*Exercise description*. Extract only the first line of the listing and every line after it up to and including the one with "periods = list(range(11))". Omit the pictures.

BEGIN Data excerpt

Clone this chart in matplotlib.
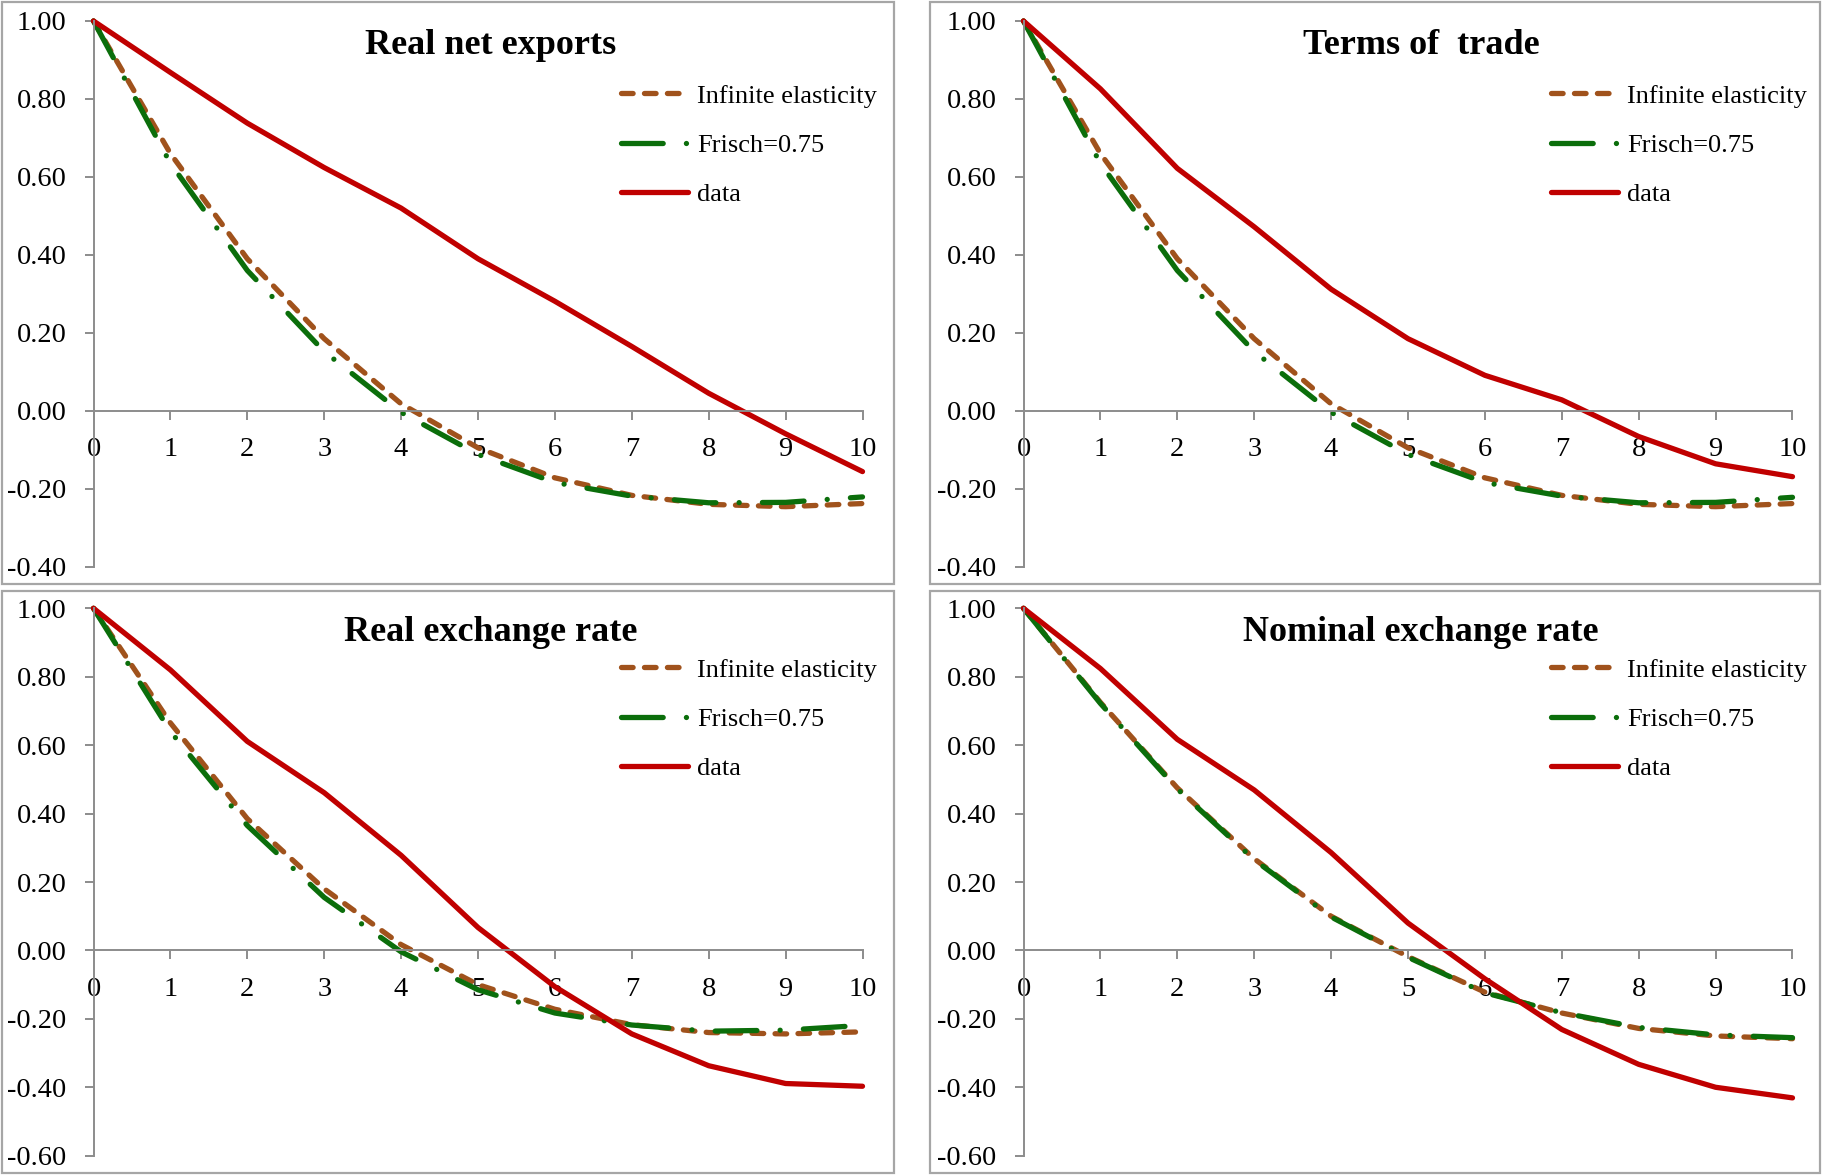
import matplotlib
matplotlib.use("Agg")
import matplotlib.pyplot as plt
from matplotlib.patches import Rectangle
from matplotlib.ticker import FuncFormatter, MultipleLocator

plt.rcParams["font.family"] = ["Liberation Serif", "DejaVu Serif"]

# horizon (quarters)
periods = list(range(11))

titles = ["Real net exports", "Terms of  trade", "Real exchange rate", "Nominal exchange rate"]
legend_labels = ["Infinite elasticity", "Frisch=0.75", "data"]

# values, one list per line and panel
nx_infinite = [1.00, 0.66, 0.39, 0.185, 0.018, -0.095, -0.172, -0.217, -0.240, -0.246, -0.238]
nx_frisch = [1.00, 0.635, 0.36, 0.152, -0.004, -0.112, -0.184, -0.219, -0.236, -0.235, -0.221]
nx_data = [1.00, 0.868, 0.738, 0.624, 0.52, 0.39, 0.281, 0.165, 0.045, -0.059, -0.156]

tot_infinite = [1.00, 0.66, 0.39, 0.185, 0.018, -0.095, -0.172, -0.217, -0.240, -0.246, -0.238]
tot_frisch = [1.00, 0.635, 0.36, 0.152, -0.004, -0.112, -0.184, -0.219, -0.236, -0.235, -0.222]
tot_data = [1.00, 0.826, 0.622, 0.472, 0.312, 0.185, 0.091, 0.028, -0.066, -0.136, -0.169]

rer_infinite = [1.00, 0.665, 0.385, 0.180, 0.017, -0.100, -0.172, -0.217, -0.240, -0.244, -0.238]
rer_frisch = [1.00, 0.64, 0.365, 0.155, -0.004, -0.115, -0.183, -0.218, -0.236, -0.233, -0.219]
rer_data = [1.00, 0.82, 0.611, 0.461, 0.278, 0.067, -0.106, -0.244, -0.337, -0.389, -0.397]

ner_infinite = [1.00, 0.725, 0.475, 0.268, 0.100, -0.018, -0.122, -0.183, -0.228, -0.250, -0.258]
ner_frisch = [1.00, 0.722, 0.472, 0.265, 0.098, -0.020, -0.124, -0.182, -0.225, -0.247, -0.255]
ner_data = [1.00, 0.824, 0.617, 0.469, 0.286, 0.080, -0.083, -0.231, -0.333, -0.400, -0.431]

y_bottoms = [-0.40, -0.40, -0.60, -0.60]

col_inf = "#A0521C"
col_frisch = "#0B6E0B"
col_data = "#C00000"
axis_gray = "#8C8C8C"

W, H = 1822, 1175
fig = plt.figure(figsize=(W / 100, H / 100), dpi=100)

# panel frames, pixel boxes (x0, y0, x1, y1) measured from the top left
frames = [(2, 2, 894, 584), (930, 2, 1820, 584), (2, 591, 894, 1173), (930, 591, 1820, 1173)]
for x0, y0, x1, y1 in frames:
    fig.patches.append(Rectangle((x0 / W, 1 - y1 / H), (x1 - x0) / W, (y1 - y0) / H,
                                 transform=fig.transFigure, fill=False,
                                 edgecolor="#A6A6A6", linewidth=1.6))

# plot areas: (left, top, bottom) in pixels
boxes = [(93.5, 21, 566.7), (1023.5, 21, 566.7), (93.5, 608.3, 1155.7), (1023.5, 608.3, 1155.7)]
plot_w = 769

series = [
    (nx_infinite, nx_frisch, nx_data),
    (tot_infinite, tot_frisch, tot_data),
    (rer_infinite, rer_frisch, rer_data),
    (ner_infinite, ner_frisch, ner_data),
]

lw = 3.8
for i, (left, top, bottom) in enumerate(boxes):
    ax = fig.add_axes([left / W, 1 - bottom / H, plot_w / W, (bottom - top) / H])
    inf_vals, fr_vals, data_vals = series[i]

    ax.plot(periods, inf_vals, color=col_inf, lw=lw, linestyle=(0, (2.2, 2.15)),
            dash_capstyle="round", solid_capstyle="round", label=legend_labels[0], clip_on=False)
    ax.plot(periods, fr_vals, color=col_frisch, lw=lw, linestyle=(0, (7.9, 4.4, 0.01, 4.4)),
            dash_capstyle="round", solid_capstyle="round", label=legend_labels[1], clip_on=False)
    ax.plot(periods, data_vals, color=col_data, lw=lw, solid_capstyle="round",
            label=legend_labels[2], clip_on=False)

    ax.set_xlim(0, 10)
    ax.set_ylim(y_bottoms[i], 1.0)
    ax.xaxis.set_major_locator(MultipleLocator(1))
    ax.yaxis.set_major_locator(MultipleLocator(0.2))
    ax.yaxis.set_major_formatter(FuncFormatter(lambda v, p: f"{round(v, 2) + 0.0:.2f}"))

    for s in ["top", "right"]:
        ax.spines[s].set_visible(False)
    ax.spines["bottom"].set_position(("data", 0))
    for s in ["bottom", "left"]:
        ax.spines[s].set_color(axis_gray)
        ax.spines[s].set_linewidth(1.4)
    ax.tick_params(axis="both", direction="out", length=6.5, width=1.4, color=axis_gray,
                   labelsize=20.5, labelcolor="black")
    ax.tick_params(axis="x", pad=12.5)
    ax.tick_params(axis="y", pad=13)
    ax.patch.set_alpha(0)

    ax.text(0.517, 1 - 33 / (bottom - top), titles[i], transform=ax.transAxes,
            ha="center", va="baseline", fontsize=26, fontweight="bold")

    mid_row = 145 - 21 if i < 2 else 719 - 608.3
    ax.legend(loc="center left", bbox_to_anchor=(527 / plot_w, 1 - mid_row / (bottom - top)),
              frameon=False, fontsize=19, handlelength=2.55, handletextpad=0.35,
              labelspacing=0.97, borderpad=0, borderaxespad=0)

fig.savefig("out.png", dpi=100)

END Data excerpt

*Finished exercise*.
Clone this chart in matplotlib.
import matplotlib
matplotlib.use("Agg")
import matplotlib.pyplot as plt
from matplotlib.patches import Rectangle
from matplotlib.ticker import FuncFormatter, MultipleLocator

plt.rcParams["font.family"] = ["Liberation Serif", "DejaVu Serif"]

# horizon (quarters)
periods = list(range(11))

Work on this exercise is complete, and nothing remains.